Pulling out of Iraq

In an e-mail conversation yesterday:

it's a damned if you do, damned if you don't situation. Pulling out would probably cause melt down in the region, but it may well be heading that way anyway. I think they should stay, having started off on this ill-concieved adventure they should at least try to rectify the situation - but I don't know how and apparently neither do they and in the mean time many, many more people are dying and the situation certainly isn't getting any better... but to pull out now would be devastating to all concerned.

See, this is a problem we've discussed before: what do the insurgents want? Polls have shown that the majority of Iraqis welcomed the invasion and even think things are better now than they were before. The insurgents, damaging as they are, are a minority, and they're not even a coherent minority:

  1. Some of them, such as the dude who holed up in that siege in the shrine, are transparently just making a power-grab in the upcoming social order.
  2. He's a world apart from the Iranian-funded trouble-makers who are attempting to destabilize the regime to provide Iran with a way of grabbing territory and bringing Shias into the fold.
  3. And then there's a (possibly non-existent) faction of 'foreign fighters' allegedly tied to al-Qaeda who are destabilizing the regime explicitly for the purposes of forcing the Americans to withdraw

Group A are relatively benign, and they are probably the majority: they have an interest in enlarging the pie. If the Americans leave there's a chance they could devolve into civil war, but given the way the clerics seemed to be able to shut him down just by saying "stop fighting, dammit" I think that's unlikely. These guys' power rests on religious fervour, and the fairly level-headed clerics have more sway over their followers than they do.

Group C, I believe, are largely a creation of American propaganda. It's useful to say that al-Qaeda militants are behind the insurgency for political reasons, but al-Qaeda was pretty effectively stomped after 9/11; even if there are people in Iraq who claim to be members of al-Qaeda, where are these people getting all their money and firepower? Even if they exist, they're small scale. The Americans are billing these guys as the problem, but I don't buy that.

Group B is where the trouble lies. I'm betting most of the action -- blowing up police stations, sabotaging oil lines, all the really expensive and deadly stuff -- is coming from Iran, not al-Qaeda. These attacks lack the flair for the dramatic and the obvious symbolism that a-Q seem to go for; these attacks are a lot more like guerilla warfare and yet the Iraqis themselves say they don't want anything other than peace. Who's doing all this wanton, deadly damage? In whose interest is it? Well, al-Qaeda of course, but I've explained why I don't think it's them. Iran is the other candidate, and there's been a lot more evidence floating pointing to Iran than a-Q (our good friend Chalabi, the Iranian spy being a HUGE tip-off).

But it seems to be politically impossible to point the finger at Iran for some reason that I'd like explained to me.

So group A are expecting the Americans to leave but are actually just playing the game for their own power while they're around; but I believe they'd rather grab power in a relatively ordered American-controlled framework than have to work much harder for it in a free-for-all following a sudden American withdrawl.

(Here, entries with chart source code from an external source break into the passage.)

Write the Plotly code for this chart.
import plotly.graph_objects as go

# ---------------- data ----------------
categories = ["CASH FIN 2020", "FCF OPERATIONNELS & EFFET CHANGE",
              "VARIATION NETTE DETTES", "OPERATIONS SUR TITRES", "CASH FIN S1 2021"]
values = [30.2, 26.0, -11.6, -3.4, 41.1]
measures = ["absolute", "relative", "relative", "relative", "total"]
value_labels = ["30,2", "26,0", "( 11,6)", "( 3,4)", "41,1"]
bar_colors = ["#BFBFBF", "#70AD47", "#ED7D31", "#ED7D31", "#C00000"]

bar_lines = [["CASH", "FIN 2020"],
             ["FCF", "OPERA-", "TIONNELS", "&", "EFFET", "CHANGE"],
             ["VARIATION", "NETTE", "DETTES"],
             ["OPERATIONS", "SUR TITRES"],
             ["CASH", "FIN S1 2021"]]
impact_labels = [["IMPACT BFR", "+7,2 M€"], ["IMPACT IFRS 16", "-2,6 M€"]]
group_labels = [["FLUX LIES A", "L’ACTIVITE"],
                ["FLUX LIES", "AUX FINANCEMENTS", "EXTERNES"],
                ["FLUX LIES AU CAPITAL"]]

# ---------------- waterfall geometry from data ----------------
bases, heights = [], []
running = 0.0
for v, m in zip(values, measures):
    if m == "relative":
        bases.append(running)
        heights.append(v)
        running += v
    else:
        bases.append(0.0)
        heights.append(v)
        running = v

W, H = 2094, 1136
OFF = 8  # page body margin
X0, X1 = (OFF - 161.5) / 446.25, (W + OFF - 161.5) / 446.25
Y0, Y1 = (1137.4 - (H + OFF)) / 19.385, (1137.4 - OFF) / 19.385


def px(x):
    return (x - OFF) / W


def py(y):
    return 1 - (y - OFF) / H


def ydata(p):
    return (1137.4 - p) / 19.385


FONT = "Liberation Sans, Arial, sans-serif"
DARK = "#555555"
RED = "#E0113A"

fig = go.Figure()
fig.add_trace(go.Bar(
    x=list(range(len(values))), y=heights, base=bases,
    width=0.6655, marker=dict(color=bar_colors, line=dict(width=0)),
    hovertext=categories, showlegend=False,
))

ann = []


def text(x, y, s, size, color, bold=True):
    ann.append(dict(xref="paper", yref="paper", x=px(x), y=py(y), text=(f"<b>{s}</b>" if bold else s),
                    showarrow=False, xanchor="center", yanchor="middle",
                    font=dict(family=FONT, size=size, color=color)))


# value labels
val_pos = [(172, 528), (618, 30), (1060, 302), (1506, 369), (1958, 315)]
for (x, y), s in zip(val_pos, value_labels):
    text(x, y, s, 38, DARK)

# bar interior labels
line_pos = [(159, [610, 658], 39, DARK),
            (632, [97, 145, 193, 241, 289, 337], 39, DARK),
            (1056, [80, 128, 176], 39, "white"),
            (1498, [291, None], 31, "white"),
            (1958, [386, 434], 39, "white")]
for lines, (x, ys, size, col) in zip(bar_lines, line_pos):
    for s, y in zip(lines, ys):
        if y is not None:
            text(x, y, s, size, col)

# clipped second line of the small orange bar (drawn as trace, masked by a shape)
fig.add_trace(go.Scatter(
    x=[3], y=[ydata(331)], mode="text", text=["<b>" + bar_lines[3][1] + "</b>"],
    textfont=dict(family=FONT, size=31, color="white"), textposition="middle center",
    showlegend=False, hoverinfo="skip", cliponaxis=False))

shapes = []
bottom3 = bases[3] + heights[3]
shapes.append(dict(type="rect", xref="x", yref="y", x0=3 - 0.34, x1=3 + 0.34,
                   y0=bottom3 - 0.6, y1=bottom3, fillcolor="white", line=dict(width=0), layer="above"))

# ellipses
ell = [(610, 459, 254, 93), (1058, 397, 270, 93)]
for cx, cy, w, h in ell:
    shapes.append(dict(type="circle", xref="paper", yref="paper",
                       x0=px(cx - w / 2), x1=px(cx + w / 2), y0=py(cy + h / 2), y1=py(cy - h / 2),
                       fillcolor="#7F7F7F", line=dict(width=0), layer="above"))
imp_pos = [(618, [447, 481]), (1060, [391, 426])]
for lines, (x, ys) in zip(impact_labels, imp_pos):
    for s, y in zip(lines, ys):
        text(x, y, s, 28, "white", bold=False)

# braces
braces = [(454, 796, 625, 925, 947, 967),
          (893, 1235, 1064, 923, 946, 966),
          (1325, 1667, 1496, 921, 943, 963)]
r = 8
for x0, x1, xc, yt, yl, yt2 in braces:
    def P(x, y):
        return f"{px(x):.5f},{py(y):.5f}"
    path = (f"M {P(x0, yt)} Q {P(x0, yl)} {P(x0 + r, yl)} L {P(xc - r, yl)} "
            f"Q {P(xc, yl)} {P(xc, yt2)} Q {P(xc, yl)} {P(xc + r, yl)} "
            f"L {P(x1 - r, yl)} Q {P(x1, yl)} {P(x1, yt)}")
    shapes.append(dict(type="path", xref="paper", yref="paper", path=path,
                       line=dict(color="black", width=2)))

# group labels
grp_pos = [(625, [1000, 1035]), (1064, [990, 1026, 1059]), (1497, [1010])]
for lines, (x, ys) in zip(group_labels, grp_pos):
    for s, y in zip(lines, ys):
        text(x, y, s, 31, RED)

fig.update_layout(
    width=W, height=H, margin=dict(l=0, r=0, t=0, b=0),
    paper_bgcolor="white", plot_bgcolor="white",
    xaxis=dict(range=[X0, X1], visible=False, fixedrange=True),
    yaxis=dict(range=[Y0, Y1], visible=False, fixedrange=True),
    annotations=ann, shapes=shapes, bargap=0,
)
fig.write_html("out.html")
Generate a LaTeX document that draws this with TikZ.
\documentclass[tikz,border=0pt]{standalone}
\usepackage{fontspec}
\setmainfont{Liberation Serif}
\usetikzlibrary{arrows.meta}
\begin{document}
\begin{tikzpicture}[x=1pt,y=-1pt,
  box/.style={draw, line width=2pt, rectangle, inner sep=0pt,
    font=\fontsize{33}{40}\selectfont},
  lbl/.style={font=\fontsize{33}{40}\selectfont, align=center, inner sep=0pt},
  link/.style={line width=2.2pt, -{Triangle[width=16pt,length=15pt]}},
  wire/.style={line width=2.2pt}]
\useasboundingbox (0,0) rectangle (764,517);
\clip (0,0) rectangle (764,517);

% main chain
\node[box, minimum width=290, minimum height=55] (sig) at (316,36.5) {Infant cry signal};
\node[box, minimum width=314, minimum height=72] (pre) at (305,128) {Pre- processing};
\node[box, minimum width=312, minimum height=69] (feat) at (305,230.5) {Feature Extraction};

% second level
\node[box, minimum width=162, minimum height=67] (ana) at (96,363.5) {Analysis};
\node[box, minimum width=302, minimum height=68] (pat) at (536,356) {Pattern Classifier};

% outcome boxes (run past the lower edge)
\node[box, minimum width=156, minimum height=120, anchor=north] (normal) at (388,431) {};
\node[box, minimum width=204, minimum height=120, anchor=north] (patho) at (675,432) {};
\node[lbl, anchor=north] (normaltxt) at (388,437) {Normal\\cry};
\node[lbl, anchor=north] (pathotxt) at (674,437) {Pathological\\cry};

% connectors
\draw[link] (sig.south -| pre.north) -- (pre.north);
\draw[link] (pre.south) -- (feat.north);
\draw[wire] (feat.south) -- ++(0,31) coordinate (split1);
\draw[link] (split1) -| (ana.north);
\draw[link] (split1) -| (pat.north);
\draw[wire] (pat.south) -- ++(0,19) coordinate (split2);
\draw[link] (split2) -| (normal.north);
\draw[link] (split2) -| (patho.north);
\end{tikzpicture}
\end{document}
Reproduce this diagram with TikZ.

Group C do not exist in sufficient numbers to really care about, but getting the Americans to leave is what they want: the faster the Americans get out of the Middle East the better, as far as these guys are concerned.

Group B are the danger. They want the Americans to leave because then they'll really cause trouble. Civil war is not the danger in Iraq; the danger is that a weakened Iraq will get invaded by an Iran using the instability there as an excuse to go in. And while having an enlargened and emboldened Iran doesn't sound like an especially good idea on the political front given their nuclear ambitions and general hostility towards the Great Satan, the real reason the Americans are never going to back out now is because it would put more than half of the world's oil reserves under direct control of two openly hostile but at least passably legitimate governments (S.A. being the other) with no pretext for another invasion, the result of which would be rocketing oil prices and economic disaster for the West, in particular the USA. If this was a war for oil then it has gone terribly, terribly wrong.

So basically backing out would lead to stability but would seriously weaken the West, and staying in will lead to ever-increasing instability. Damned if you do, damned if you don't, but note that it's us who are damned if we leave, and them who are damned if we stay*. And it's clear who we value more.

Update: Some B/C confusion fixed.

(well, apart from all the dead soldiers, but if we cared about troop losses so much why did we invade a country that wasn't attacking us in the first place?)